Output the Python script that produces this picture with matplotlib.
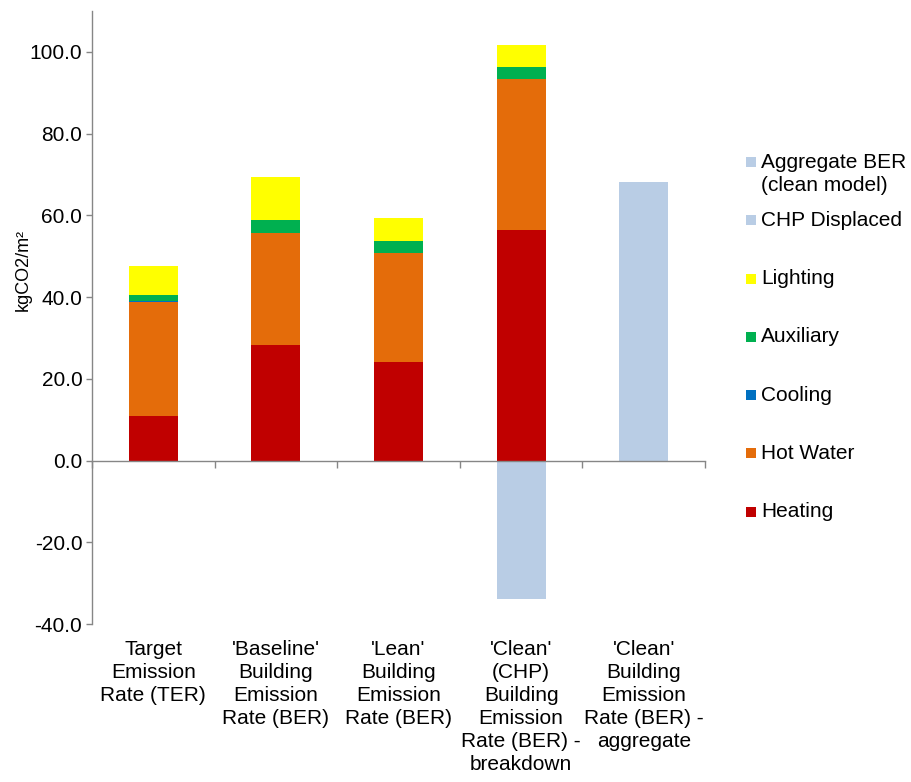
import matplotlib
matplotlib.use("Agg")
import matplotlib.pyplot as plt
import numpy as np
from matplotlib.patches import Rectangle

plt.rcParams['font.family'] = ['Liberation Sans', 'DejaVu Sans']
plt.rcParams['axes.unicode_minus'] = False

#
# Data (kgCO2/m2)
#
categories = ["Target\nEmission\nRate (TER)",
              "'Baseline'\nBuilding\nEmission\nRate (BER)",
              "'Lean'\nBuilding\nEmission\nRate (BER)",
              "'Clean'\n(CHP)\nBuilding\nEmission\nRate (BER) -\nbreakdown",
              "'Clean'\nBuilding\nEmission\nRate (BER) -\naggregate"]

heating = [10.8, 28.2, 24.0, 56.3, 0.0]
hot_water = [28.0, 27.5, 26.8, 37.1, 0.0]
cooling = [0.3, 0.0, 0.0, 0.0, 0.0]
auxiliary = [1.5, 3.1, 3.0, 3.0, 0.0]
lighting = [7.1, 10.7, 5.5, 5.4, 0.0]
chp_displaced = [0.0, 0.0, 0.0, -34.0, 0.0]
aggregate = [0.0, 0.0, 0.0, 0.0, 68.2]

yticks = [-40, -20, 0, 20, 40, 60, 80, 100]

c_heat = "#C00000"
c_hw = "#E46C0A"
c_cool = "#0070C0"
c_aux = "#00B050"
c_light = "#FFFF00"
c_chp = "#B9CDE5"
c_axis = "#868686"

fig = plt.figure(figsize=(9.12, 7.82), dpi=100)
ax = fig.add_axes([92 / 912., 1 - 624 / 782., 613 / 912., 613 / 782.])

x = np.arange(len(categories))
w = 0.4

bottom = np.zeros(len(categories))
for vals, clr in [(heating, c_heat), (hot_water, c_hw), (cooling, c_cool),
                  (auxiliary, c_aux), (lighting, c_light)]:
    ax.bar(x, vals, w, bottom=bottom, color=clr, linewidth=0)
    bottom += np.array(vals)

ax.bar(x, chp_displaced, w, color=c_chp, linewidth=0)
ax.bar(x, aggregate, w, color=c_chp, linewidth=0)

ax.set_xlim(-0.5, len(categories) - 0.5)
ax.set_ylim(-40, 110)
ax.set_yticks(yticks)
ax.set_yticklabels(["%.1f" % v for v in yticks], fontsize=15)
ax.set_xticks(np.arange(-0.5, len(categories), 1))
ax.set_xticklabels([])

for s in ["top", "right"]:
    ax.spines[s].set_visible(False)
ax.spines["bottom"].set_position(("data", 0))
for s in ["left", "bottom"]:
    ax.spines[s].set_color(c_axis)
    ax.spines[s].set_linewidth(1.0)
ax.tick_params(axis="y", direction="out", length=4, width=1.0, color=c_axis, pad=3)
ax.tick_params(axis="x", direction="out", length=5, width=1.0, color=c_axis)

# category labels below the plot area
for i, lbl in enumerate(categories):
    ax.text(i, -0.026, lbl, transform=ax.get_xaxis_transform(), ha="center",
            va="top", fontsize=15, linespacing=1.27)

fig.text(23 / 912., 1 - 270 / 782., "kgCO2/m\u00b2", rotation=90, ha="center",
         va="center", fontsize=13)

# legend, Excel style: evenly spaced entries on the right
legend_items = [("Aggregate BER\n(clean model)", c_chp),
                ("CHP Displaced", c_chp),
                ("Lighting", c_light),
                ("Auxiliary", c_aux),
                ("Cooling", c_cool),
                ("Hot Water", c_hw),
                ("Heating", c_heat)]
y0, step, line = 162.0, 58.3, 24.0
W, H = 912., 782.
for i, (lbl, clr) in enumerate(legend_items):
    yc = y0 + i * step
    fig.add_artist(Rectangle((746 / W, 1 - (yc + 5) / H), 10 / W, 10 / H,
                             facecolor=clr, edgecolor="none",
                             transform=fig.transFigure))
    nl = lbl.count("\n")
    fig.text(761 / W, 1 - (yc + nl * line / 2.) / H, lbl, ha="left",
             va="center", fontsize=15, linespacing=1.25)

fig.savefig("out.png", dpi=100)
━━━━━━━━━━━━━━━━
* YOUR OBJECTIVE
Could the lines from the top of the material through the line with "plt.rcParams['axes.unicode_minus'] = False" be repeated exactly, pictures left out?

* FINAL RESULT
Output the Python script that produces this picture with matplotlib.
import matplotlib
matplotlib.use("Agg")
import matplotlib.pyplot as plt
import numpy as np
from matplotlib.patches import Rectangle

plt.rcParams['font.family'] = ['Liberation Sans', 'DejaVu Sans']
plt.rcParams['axes.unicode_minus'] = False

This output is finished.